Ins gleiche Horn stößt seine evangelische Amtskollegin, die Münchner Regionalbischöfin Susanne Breit-Keßler. Sie hatte laut SZ  in einem Kommentar verlauten lassen: ‚Dümmer geht s nimmer.‘

Und schon füllen sich die Leserbriefseiten in der bayerischen Presse vor allem der konservativen wie dem Münchner Merkur  mit wutentbrannten Kommentaren. Von einem vorauseilendem Kniefall und Duckmäusertum gegenüber den arabischen Geldbringern ist die Rede, von der Verleugnung der christlichen Tradition, von Verrat an bayerischer Heimat, an Brauchtum und Religion.
Und – wie könnte es anders sein – drehen die Kommentatoren gleich auch den Spieß um und weisen auf die vielfältigen Unterdrückungen der Christen in muslimischen Ländern hin – bis hin zu Kirchenstürmungen und Mord an den Gläubigen.
Schärfer noch sind die Kommentare unter den online veröffentlichten Presseberichten: Soviel Hochverrat an einer Religion wie ihn die Christen derzeit betreiben gab es noch niemals zuvor in der Geschichte unserer Zivilisation. Christen von Heute sind nur noch lächerliche, jämmerliche Puppen von Politikern und der Islamischen Welt schreibt zum Beispiel ein wutentbrannter User von Welt Online.

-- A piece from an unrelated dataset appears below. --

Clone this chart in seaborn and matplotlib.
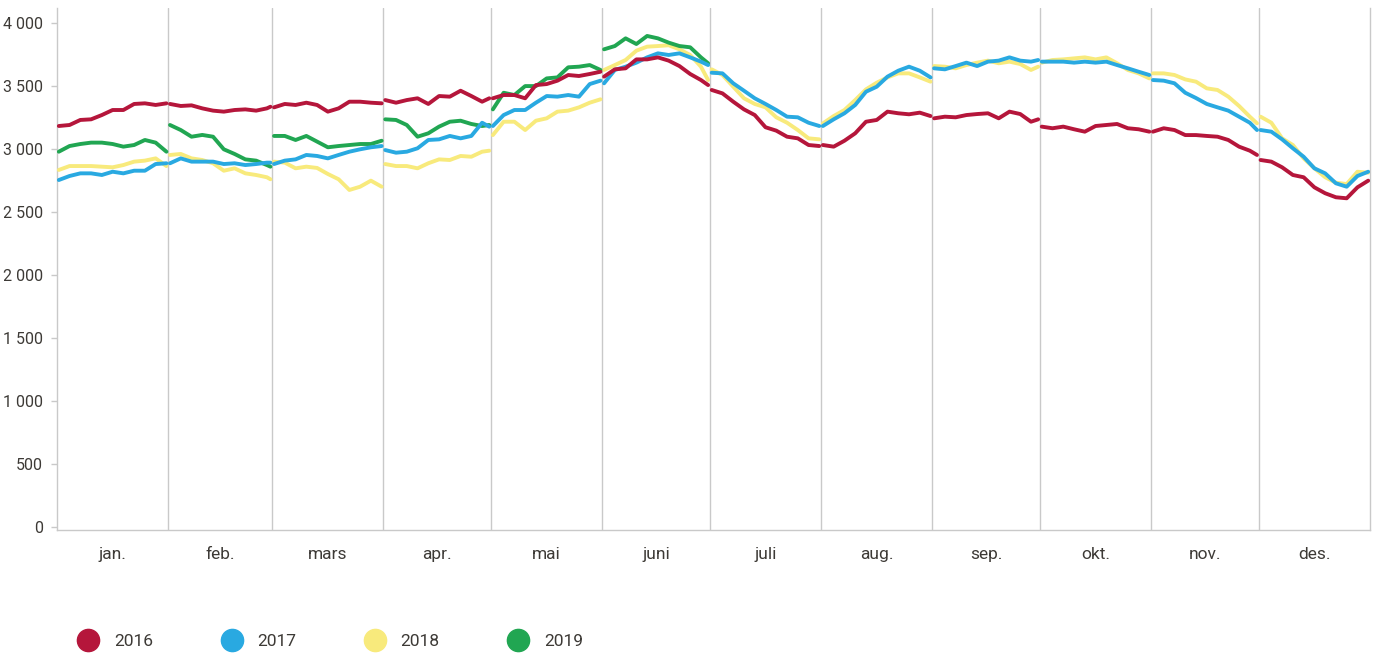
import numpy as np
import pandas as pd
import matplotlib
matplotlib.use("Agg")
import matplotlib.pyplot as plt
from matplotlib.lines import Line2D
from matplotlib.ticker import FuncFormatter
import seaborn as sns

# ---------------- data ----------------
months = ["jan.", "feb.", "mars", "apr.", "mai", "juni", "juli", "aug.", "sep.", "okt.", "nov.", "des."]
month_days = [31, 29, 31, 30, 31, 30, 31, 31, 30, 31, 30, 31]
years = ["2016", "2017", "2018", "2019"]
colors = ["#B5163B", "#29A9E1", "#F8EA7C", "#21A652"]

values_2016 = [
    [3184, 3192, 3232, 3237, 3271, 3311, 3311, 3359, 3364, 3351, 3364],
    [3359, 3343, 3348, 3324, 3306, 3298, 3311, 3316, 3306, 3324, 3337],
    [3332, 3359, 3351, 3369, 3351, 3298, 3324, 3377, 3377, 3369, 3364],
    [3390, 3369, 3390, 3404, 3359, 3422, 3417, 3464, 3422, 3377, 3404],
    [3404, 3430, 3430, 3404, 3509, 3517, 3544, 3589, 3581, 3597, 3615],
    [3576, 3634, 3642, 3713, 3713, 3729, 3703, 3660, 3597, 3549, 3509],
    [3470, 3443, 3377, 3316, 3271, 3174, 3147, 3099, 3086, 3033, 3025],
    [3033, 3020, 3067, 3126, 3218, 3232, 3298, 3285, 3277, 3290, 3263],
    [3245, 3258, 3253, 3271, 3279, 3285, 3245, 3298, 3279, 3218, 3237],
    [3179, 3166, 3179, 3158, 3139, 3184, 3192, 3200, 3166, 3158, 3139],
    [3139, 3166, 3152, 3112, 3112, 3105, 3099, 3073, 3020, 2988, 2954],
    [2914, 2901, 2856, 2795, 2777, 2697, 2650, 2618, 2610, 2697, 2750],
]
values_2017 = [
    [2755, 2787, 2808, 2808, 2795, 2821, 2808, 2829, 2829, 2882, 2888],
    [2888, 2927, 2901, 2901, 2901, 2882, 2888, 2874, 2882, 2893, 2893],
    [2882, 2909, 2919, 2954, 2946, 2927, 2954, 2980, 2999, 3015, 3025],
    [2993, 2972, 2980, 3007, 3073, 3078, 3105, 3086, 3105, 3210, 3179],
    [3184, 3271, 3311, 3311, 3369, 3422, 3417, 3430, 3417, 3517, 3544],
    [3523, 3629, 3655, 3687, 3729, 3761, 3748, 3761, 3729, 3695, 3668],
    [3607, 3602, 3523, 3464, 3404, 3359, 3311, 3258, 3253, 3210, 3184],
    [3184, 3237, 3285, 3351, 3456, 3496, 3576, 3623, 3655, 3623, 3570],
    [3642, 3634, 3660, 3687, 3660, 3695, 3703, 3729, 3703, 3695, 3708],
    [3695, 3695, 3695, 3687, 3695, 3687, 3695, 3668, 3642, 3615, 3589],
    [3549, 3544, 3523, 3448, 3406, 3359, 3332, 3306, 3258, 3210, 3152],
    [3152, 3139, 3078, 3007, 2940, 2848, 2808, 2729, 2702, 2787, 2821],
]
values_2018 = [
    [2835, 2866, 2866, 2866, 2861, 2856, 2874, 2901, 2909, 2927, 2866],
    [2954, 2962, 2927, 2914, 2888, 2829, 2848, 2808, 2795, 2777, 2761],
    [2901, 2893, 2848, 2861, 2851, 2803, 2761, 2676, 2702, 2750, 2702],
    [2882, 2866, 2866, 2848, 2888, 2919, 2914, 2946, 2940, 2980, 2988],
    [3112, 3218, 3218, 3152, 3226, 3245, 3298, 3306, 3332, 3369, 3396],
    [3629, 3668, 3708, 3782, 3814, 3819, 3825, 3793, 3748, 3655, 3549],
    [3634, 3589, 3496, 3404, 3359, 3332, 3253, 3210, 3152, 3086, 3078],
    [3205, 3263, 3311, 3390, 3475, 3528, 3570, 3602, 3602, 3570, 3536],
    [3660, 3655, 3642, 3668, 3687, 3703, 3682, 3695, 3676, 3629, 3655],
    [3687, 3708, 3713, 3721, 3729, 3713, 3729, 3682, 3629, 3602, 3562],
    [3602, 3602, 3589, 3554, 3536, 3483, 3470, 3417, 3343, 3258, 3205],
    [3258, 3210, 3086, 3033, 2927, 2848, 2777, 2734, 2723, 2821, 2813],
]
values_2019 = [
    [2980, 3025, 3041, 3052, 3052, 3041, 3020, 3033, 3073, 3052, 2980],
    [3192, 3152, 3099, 3113, 3099, 2999, 2962, 2919, 2909, 2874, 2861],
    [3105, 3105, 3073, 3105, 3060, 3015, 3025, 3033, 3041, 3041, 3067],
    [3237, 3232, 3192, 3099, 3126, 3179, 3218, 3226, 3200, 3184, 3192],
    [3316, 3448, 3430, 3501, 3501, 3562, 3570, 3650, 3655, 3668, 3629],
    [3793, 3819, 3880, 3835, 3899, 3880, 3846, 3819, 3809, 3729, 3682],
]
y_ticks = [0, 500, 1000, 1500, 2000, 2500, 3000, 3500, 4000]

# ---------------- build long table ----------------
all_values = {"2016": values_2016, "2017": values_2017, "2018": values_2018, "2019": values_2019}
starts = np.concatenate([[0], np.cumsum(month_days)])
rows = []
for yr, vals in all_values.items():
    for m, mv in enumerate(vals):
        L = month_days[m]
        days = list(range(1, L + 1, 3))
        if days[-1] != L:
            days.append(L)
        for d, v in zip(days, mv):
            rows.append({"year": yr, "month": m, "x": starts[m] + d - 0.5, "value": v})
df = pd.DataFrame(rows)

# ---------------- plot ----------------
sns.set_theme(style="white")
plt.rcParams["font.family"] = ["Roboto", "DejaVu Sans"]
text_col = "#3d3a36"
grid_col = "#c9c9c9"

W, H = 1378, 655
fig = plt.figure(figsize=(W / 100, H / 100), dpi=100)
ax = fig.add_axes([57 / W, 1 - 530 / H, (1370 - 57) / W, (530 - 8) / H])

draw_order = ["2018", "2019", "2017", "2016"]
pal = dict(zip(years, colors))
for i, yr in enumerate(draw_order):
    sub = df[df["year"] == yr]
    sns.lineplot(data=sub, x="x", y="value", units="month", estimator=None,
                 color=pal[yr], lw=2.8, ax=ax, zorder=3 + i, legend=False)

ax.set_xlim(0, starts[-1])
ax.set_ylim(-24, 4121)
for b in starts[1:-1]:
    ax.axvline(b, color=grid_col, lw=1.0, zorder=1)

ax.spines["top"].set_visible(False)
for s in ["left", "right", "bottom"]:
    ax.spines[s].set_color(grid_col)
    ax.spines[s].set_linewidth(1.0)

ax.set_yticks(y_ticks)
ax.yaxis.set_major_formatter(FuncFormatter(lambda v, p: f"{int(v):,}".replace(",", " ")))
ax.tick_params(axis="y", left=True, length=4, width=1, color=grid_col, pad=6,
               labelsize=11.5, labelcolor=text_col)

centers = (starts[:-1] + starts[1:]) / 2
ax.set_xticks(centers)
ax.set_xticklabels(months)
ax.tick_params(axis="x", bottom=False, length=0, pad=12, labelsize=12.5, labelcolor=text_col)
ax.set_xlabel("")
ax.set_ylabel("")

handles = [Line2D([], [], marker="o", linestyle="", markersize=16, color=c) for c in colors]
fig.legend(handles, years, loc="center left", bbox_to_anchor=(71 / W, 1 - 641 / H),
           ncol=4, frameon=False, fontsize=12.5, labelcolor=text_col,
           handletextpad=0.5, columnspacing=3.5, borderaxespad=0, borderpad=0)

fig.savefig("out.png", dpi=100)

Natürlich unterstellen sämtliche Kommentatoren den Bahnbetreibern, mit dem Blick auf die erwarteten 20.000 bis 25.000 muslimischen Besucher, ganz bewusst ein kreuzloses Bild gewählt zu haben. Vielleicht zu Recht.
Nun aber hat die vehemente Verteidigung des Kreuzes im öffentlichen Raum in Bayern eine ganz besondere Tradition. Man denke nur an den erbitteren Streit um die Kreuze in Schulen.  Allein: Den Freistaat ficht das nicht an.  Bayern verfügt noch immer über ausreichend „Kreuz-Ritter“.

Für die selbsternannten kreuzfahrerischen Hütern des wahren Glaubens ist dieses Garmischer Foto eine Steilvorlage. Endlich kann man sich mal wieder gegenüber der arabischen Welt aufmanteln, von Brauchtum und Tradition reden, von tiefen christlichen Wurzeln und Verteidigung des Glaubens, die es zu verteidigen gilt und umgekehrt alle Formen der Toleranz erwarten, wenn Touristinnen barbusig am Strand von Dubai liegen möchten.
Hartnäckig hält sich derweil im Netz die Unterstellung gegenüber der Zugspitzbahn, das Kreuz sei eben doch heraus retuschiert Wen wundert’s? Es gibt ja auch 200 Wörter für Schnee.
Fehlt eigentlich nur noch der Shitstorm und der Boykottaufruf, man solle, als wackerer Christenmensch die Zugspitze erst dann wieder besuchen, wenn im arabischen Flyer ein Gipfelfoto mit Kreuz abgesruckt wird. Aber das kommt sicher auch bald.